After the lesson on courage, Jonathan's teachers informed them that they would begin their ELA lesson. "Please return to your seats and take out your pencils and notebooks. We are going to begin our Do Now. You will have three minutes to complete the activity." Jonathan returned to his desk and got himself ready to start his lesson. The teacher handed out the Do Now and Jonathan began working on the assignment. After three minutes, the teacher asked scholars to stop and pass their Do Nows forward. They quickly and efficiently passed them to the front of the room. One scholar stood up and silently collected each pile from the front desks. He then walked to the teachers' desk and set the Do Nows down.

"Next, we will describe the Aim, go over the agenda and homework, and then instruction will begin. Our aim for today is that scholars will be able to ask and answer key questions about key details in a text. Today we will begin by having a group lesson on key details in a text. After our group lesson, we'll practice finding key details together. Then we will break into small groups; some of you will work with Ms. Baxter, some of you will work with me, and some of you will work in pairs on a learning activity. You will rotate between these three stations. After that, we will do independent work where you can practice on your own and see if you learned how to find key details in your story."

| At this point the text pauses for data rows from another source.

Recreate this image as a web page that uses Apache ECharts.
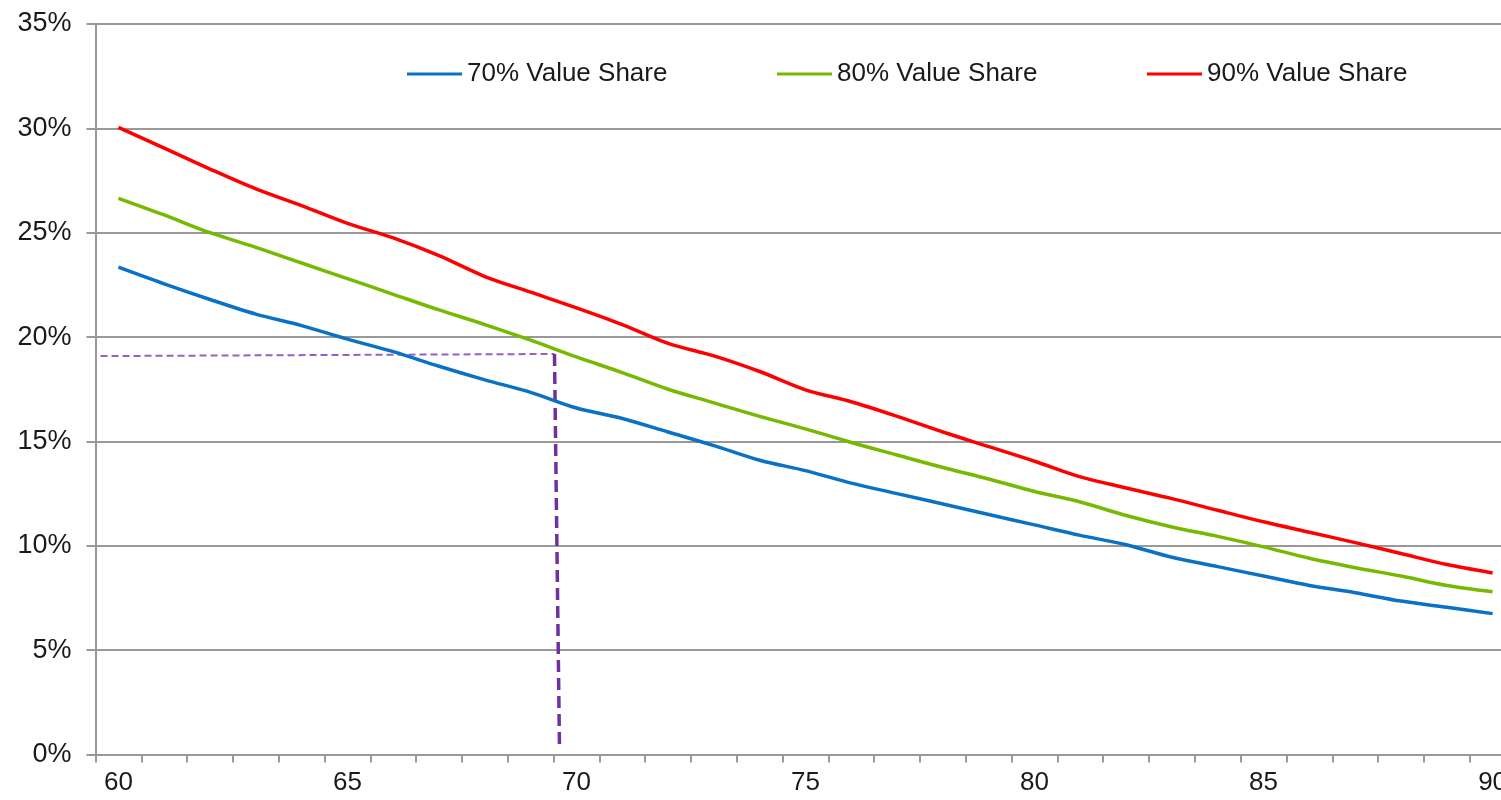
<!DOCTYPE html>
<html>
<head>
<meta charset="utf-8">
<title>Value Share</title>
<script src="https://cdn.jsdelivr.net/npm/echarts@6/dist/echarts.min.js"></script>
<style>
  html, body { margin: 0; padding: 0; background: #ffffff; }
  #chart { width: 1501px; height: 800px; }
</style>
</head>
<body>
<div id="chart"></div>
<script>
// Categories along the x axis
const categories = [];
for (let v = 60; v <= 90; v++) categories.push(String(v));

// Series values (percent)
const share70 = [23.35, 22.55, 21.8, 21.1, 20.55, 19.9, 19.3, 18.6, 17.95, 17.35,
                 16.6, 16.1, 15.45, 14.8, 14.1, 13.6, 13.0, 12.5, 12.0, 11.5,
                 11.0, 10.5, 10.05, 9.45, 9.0, 8.55, 8.1, 7.75, 7.35, 7.05, 6.75];
const share80 = [26.65, 25.85, 25.0, 24.3, 23.55, 22.8, 22.05, 21.3, 20.6, 19.85,
                 19.05, 18.3, 17.5, 16.85, 16.2, 15.6, 14.95, 14.35, 13.75, 13.2,
                 12.6, 12.1, 11.45, 10.9, 10.45, 9.95, 9.4, 8.95, 8.55, 8.1, 7.8];
const share90 = [30.05, 29.05, 28.05, 27.1, 26.3, 25.45, 24.75, 23.9, 22.9, 22.15,
                 21.4, 20.6, 19.7, 19.1, 18.35, 17.47, 16.9, 16.2, 15.45, 14.75,
                 14.05, 13.3, 12.77, 12.26, 11.7, 11.15, 10.65, 10.15, 9.63, 9.1, 8.7];

// Series names shown in the legend
const seriesNames = ['70% Value Share', '80% Value Share', '90% Value Share'];

// Reading guide lines: [x, percent]
const guideH = [[59.61, 19.09], [69.52, 19.19]];
const guideV = [[69.52, 19.19], [69.63, 0.22]];

const font = 'Liberation Sans, Arial, sans-serif';
const textColor = '#1a1a1a';
const gridGray = '#999999';

const chart = echarts.init(document.getElementById('chart'), null, { renderer: 'canvas' });

function legendAt(name, left) {
  return {
    data: [name],
    left: left,
    top: 61,
    padding: 0,
    icon: 'rect',
    itemWidth: 55,
    itemHeight: 3,
    textStyle: { fontFamily: font, fontSize: 26, color: textColor },
    selectedMode: false
  };
}

chart.setOption({
  animation: false,
  backgroundColor: '#ffffff',
  legend: [
    legendAt(seriesNames[0], 407),
    legendAt(seriesNames[1], 777),
    legendAt(seriesNames[2], 1147)
  ],
  // the plot runs a little past the right edge of the canvas
  grid: {
    left: 95.5, top: 24, width: 1420, height: 730.5,
    containLabel: false, outerBoundsMode: 'none'
  },
  xAxis: [
    {
      type: 'category',
      data: categories,
      boundaryGap: true,
      axisLine: { show: true, lineStyle: { color: gridGray, width: 2 } },
      axisTick: { show: true, interval: 0, length: 8, lineStyle: { color: gridGray, width: 2 } },
      axisLabel: { interval: 4, margin: 15, fontFamily: font, fontSize: 26, color: textColor },
      splitLine: { show: false }
    },
    {
      type: 'value',
      min: 59.5,
      max: 90.5,
      show: false
    }
  ],
  yAxis: {
    type: 'value',
    min: 0,
    max: 35,
    interval: 5,
    axisLine: { show: true, lineStyle: { color: gridGray, width: 2 } },
    axisTick: { show: true, length: 9, lineStyle: { color: gridGray, width: 2 } },
    axisLabel: { margin: 24, formatter: '{value}%', fontFamily: font, fontSize: 27, color: textColor },
    splitLine: { show: true, lineStyle: { color: gridGray, width: 2 } }
  },
  series: [
    {
      name: seriesNames[0], type: 'line', data: share70, symbol: 'none', smooth: 0.3,
      color: '#0a72c6', lineStyle: { width: 3.5, color: '#0a72c6' }, z: 3
    },
    {
      name: seriesNames[1], type: 'line', data: share80, symbol: 'none', smooth: 0.3,
      color: '#76b900', lineStyle: { width: 3.5, color: '#76b900' }, z: 3
    },
    {
      name: seriesNames[2], type: 'line', data: share90, symbol: 'none', smooth: 0.3,
      color: '#ff0000', lineStyle: { width: 3.5, color: '#ff0000' }, z: 3
    },
    {
      name: 'guideH', type: 'line', xAxisIndex: 1, data: guideH, symbol: 'none',
      lineStyle: { width: 2, color: '#9460c8', type: [7, 4] }, z: 2, silent: true
    },
    {
      name: 'guideV', type: 'line', xAxisIndex: 1, data: guideV, symbol: 'none',
      lineStyle: { width: 3.5, color: '#7030a0', type: [12, 6] }, z: 2, silent: true
    }
  ]
});
</script>
</body>
</html>
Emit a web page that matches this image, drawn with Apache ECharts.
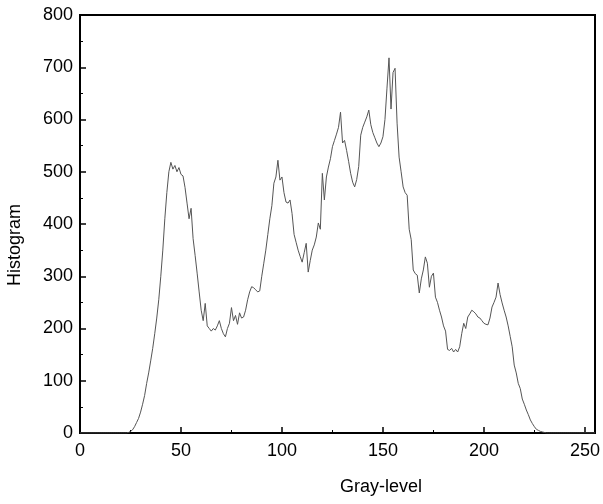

"Your homework for tonight will be directly linked to our aim today. You will select a story of your choosing that is appropriate for you. Your homework will be to read the story and identify key details through the use of a 'story mountain' graphic organizer - Remember, we used this last week in our lesson. This graphic organizer will allow you to write down key details in the beginning, middle, and end of a story. Using the key details, you will then generate one rigorous, detail-focused question, such as 'Why was the elephant so sad at the beginning of the story?' We will discuss your detail-focused question tomorrow! Do any of my friends have questions?"

Jonathan listened to his teachers give a lesson on key details and then they worked together on finding key details. He felt like he understood the idea, but he was excited to work in a smaller group so he could ask more specific questions. After the group lesson and guided practice, the teachers divided the scholars into the groups; he was going to work with Ms. Baxter first. He loved being able to work in small groups. He felt a lot more comfortable asking questions in front of fewer scholars. And he loved the personalized attention he got from his teacher during small group activities!

Jonathan and his classmates rotated between the stations, all having a chance to work with each teacher and work in pairs. He felt like he had a pretty good handle on key details by the end, but he was excited to practice on his own. Ms. Baxter said, "Friends, thank you for working so hard today! Now, let's move to independent practice." The independent practice was challenging, but Jonathan worked really hard and stretched his brain. He knew he might not have identified every key detail, but he was getting the hang of it! This was exciting! "Okay, friends, now we will complete an exit ticket so that Ms. Johnson and I can assess your learning for today. After the exit tickets, we are going to transition to our math lesson!"

Ms. Baxter and Ms. Johnson handed out the exit tickets and the scholars began to work. Jonathan looked around and saw that all of his classmates were working. He felt proud of his class - they all worked so hard and tried to live up to the high expectations their teachers set for them. He felt pretty lucky to be at this school.

Seriously, that's in the application. (Pages 65 and 66 of the PDF, if you want to find it yourself.) We can't wait to keep reading in the hopes of more fictional depictions.